Review of Good Kill

Good Kill (2014)
7/10
"The valor of man is at end"
22 November 2015
Years ago I remember reading a book on medieval history where the invention of the crossbow and the accuracy that it gave archers made one critic cry 'the valor of man is at end'. In the words of Al Jolson he hadn't seen anything yet, most prominently nuclear bombs.

Good Kill is a film that talks about the morality of using drones, but a lot of people seem to miss the point. Man is no longer part of the wonder of flight, that which made people like Charles Lindbergh cross the ocean, made air aces out of Eddie Rickenbacker and Baron Von Richtofen, made Chuck Yeager set speed records. Air war in movies when we entered the jet age was William Holden in The Bridges At Toko-Ri, Alan Ladd in The McConnell Story or even in Top Gun where Tom Cruise and his mates were training and matching their skills against each other.

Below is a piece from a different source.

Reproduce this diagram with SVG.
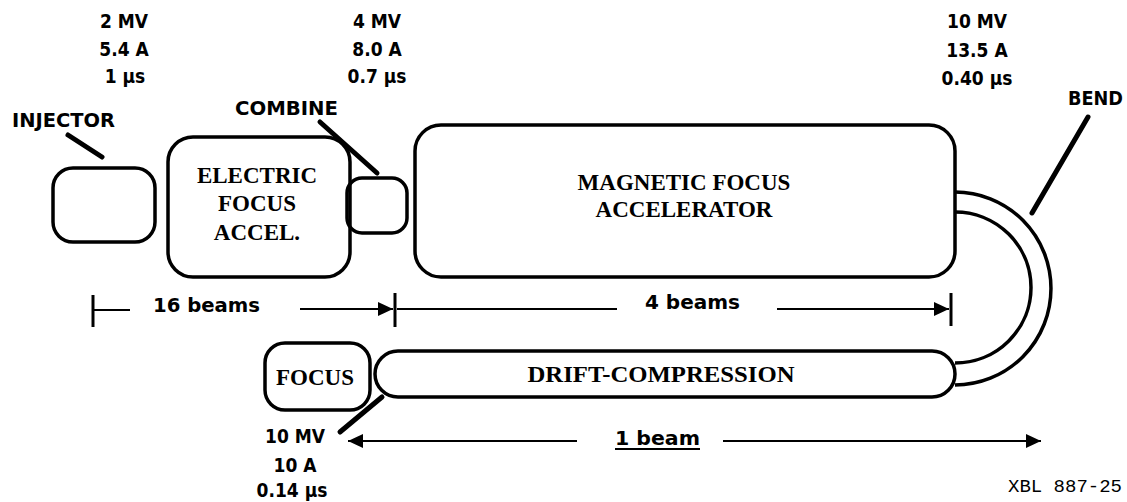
<svg xmlns="http://www.w3.org/2000/svg" width="1127" height="502" viewBox="0 0 1127 502">
<style>
.box{fill:none;stroke:#000;stroke-width:3.5}
.lead{stroke:#000;stroke-width:5;stroke-linecap:round}
.dim{stroke:#000;stroke-width:2;fill:none}
.tick{stroke:#000;stroke-width:3}
.bend{fill:none;stroke:#000;stroke-width:3.5}
.sans{font-family:"DejaVu Sans Condensed","DejaVu Sans",sans-serif;font-stretch:condensed;font-weight:bold;font-size:19px;fill:#000}
.serif{font-family:"Liberation Serif","Times New Roman",serif;font-weight:bold;font-size:23px;fill:#000}
.mono{font-family:"Liberation Mono","Courier New",monospace;font-size:19px;fill:#000}
</style>
<defs>
<marker id="ah" markerUnits="userSpaceOnUse" markerWidth="16" markerHeight="14" refX="15" refY="7" orient="auto-start-reverse">
<path d="M0,0 L15,7 L0,14 Z" fill="#000"/>
</marker>
</defs>
<rect width="1127" height="502" fill="#fff"/>

<g id="labels-top" class="sans" text-anchor="middle">
<text x="124" y="28">2 MV</text>
<text x="124" y="56">5.4 A</text>
<text x="125" y="83">1 µs</text>
<text x="377" y="28">4 MV</text>
<text x="377" y="56">8.0 A</text>
<text x="377" y="83">0.7 µs</text>
<text x="977" y="28">10 MV</text>
<text x="977" y="57">13.5 A</text>
<text x="977" y="85">0.40 µs</text>
</g>

<g id="injector">
<text class="sans" x="12" y="127" textLength="103" lengthAdjust="spacingAndGlyphs">INJECTOR</text>
<rect class="box" x="53" y="168" width="102" height="74" rx="20"/>
</g>

<g id="electric-focus">
<rect class="box" x="168" y="137" width="182" height="140" rx="25"/>
<text class="serif" x="257" y="183" text-anchor="middle">ELECTRIC</text>
<text class="serif" x="257" y="211" text-anchor="middle">FOCUS</text>
<text class="serif" x="257" y="240" text-anchor="middle">ACCEL.</text>
</g>

<g id="combine">
<text class="sans" x="235" y="115" textLength="103" lengthAdjust="spacingAndGlyphs">COMBINE</text>
<rect class="box" x="347" y="178" width="60" height="55" rx="15"/>
</g>

<g id="magnetic-focus">
<rect class="box" x="415" y="125" width="540" height="152" rx="26"/>
<text class="serif" x="684" y="190" text-anchor="middle">MAGNETIC FOCUS</text>
<text class="serif" x="684" y="217" text-anchor="middle">ACCELERATOR</text>
</g>

<g id="bend">
<text class="sans" x="1068" y="105" textLength="55" lengthAdjust="spacingAndGlyphs">BEND</text>
<path class="bend" d="M955,192 A96,96.5 0 0 1 955,385"/>
<path class="bend" d="M955,212 A76,75.5 0 0 1 955,363"/>
</g>

<g id="focus">
<rect class="box" x="265" y="343" width="105" height="67" rx="20"/>
<text class="serif" x="315" y="385" text-anchor="middle" font-size="24">FOCUS</text>
</g>

<g id="drift-compression">
<rect class="box" x="375" y="351" width="580" height="46" rx="23"/>
<text class="serif" x="661" y="382" text-anchor="middle" textLength="267" lengthAdjust="spacingAndGlyphs">DRIFT-COMPRESSION</text>
</g>

<g id="labels-bottom" class="sans" text-anchor="middle">
<text x="295" y="443">10 MV</text>
<text x="295" y="472">10 A</text>
<text x="292" y="497">0.14 µs</text>
</g>

<g id="connectors">
<line class="lead" x1="68" y1="135" x2="102" y2="157"/>
<line class="lead" x1="320" y1="122" x2="377" y2="173"/>
<line class="lead" x1="382" y1="397" x2="340" y2="432"/>
<line class="lead" x1="1088" y1="117" x2="1032" y2="213"/>

<line class="tick" x1="93" y1="295" x2="93" y2="327"/>
<line class="dim" x1="93" y1="310" x2="130" y2="310"/>
<line class="dim" x1="300" y1="309" x2="393" y2="309" marker-end="url(#ah)"/>
<line class="tick" x1="395" y1="293" x2="395" y2="327"/>
<line class="dim" x1="397" y1="309" x2="617" y2="309"/>
<line class="dim" x1="777" y1="309" x2="949" y2="309" marker-end="url(#ah)"/>
<line class="tick" x1="951" y1="293" x2="951" y2="326"/>

<line class="dim" x1="577" y1="441" x2="348" y2="441" marker-end="url(#ah)"/>
<line class="dim" x1="723" y1="441" x2="1041" y2="441" marker-end="url(#ah)"/>
</g>

<g id="dim-labels" class="sans">
<text x="153" y="312" textLength="107" lengthAdjust="spacingAndGlyphs">16 beams</text>
<text x="645" y="309" textLength="95" lengthAdjust="spacingAndGlyphs">4 beams</text>
<text x="615" y="445" textLength="85" lengthAdjust="spacingAndGlyphs">1 beam</text>
<line x1="615" y1="449" x2="700" y2="449" stroke="#000" stroke-width="2"/>
</g>

<text class="mono" x="1008" y="492">XBL 887-25</text>
</svg>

At one time Ethan Hawke was one of those Top Guns probably enlisted during the 90s and saw real combat with real people shooting back at him. Now he wages war from the suburbs of Las Vegas in a quonset hut type shack directing pilotless drones. His skills as a pilot no longer needed. If Tom Cruise's Pete Mitchell aka Maverick was still in the Navy he too might be facing such a challenge. You can just as easily launch a drone from the deck of the USS Nimitz.

Hawke wants to get to flying again use the skills he's acquired. But in what could be the dawn of a new age he's become obsolete. War is about to become the province of video gamers and the violence rained down is real and coldly impersonal. Not even directed by the men trained to fight, but policy analysts of the Central Intelligence Agency in Langley, Virginia.

Hawke's issues are putting a strain on his marriage to January Jones who understandably likes having her husband home every evening. I remember a film called Sabre Jet where it showed the Air Force in its first war in Korea flying missions in Korea during the day and heading home to the base in Japan. There the wives were worried that their men might not come back, here no such worry.

Hawke also finds a kindred spirit in Zoe Kravitz who questions not just the morality of the whole idea but the fact that just as women are gaining equality in skill she's also not being needed.

For humankind what will it all mean? I guess we'll all be going deep underground in the future as drones become more readily available. Were we meant to live that way?

Good Kill is thought provoking picture about the future of something we hope doesn't have a future, war. Now is the time to bless those peacemakers.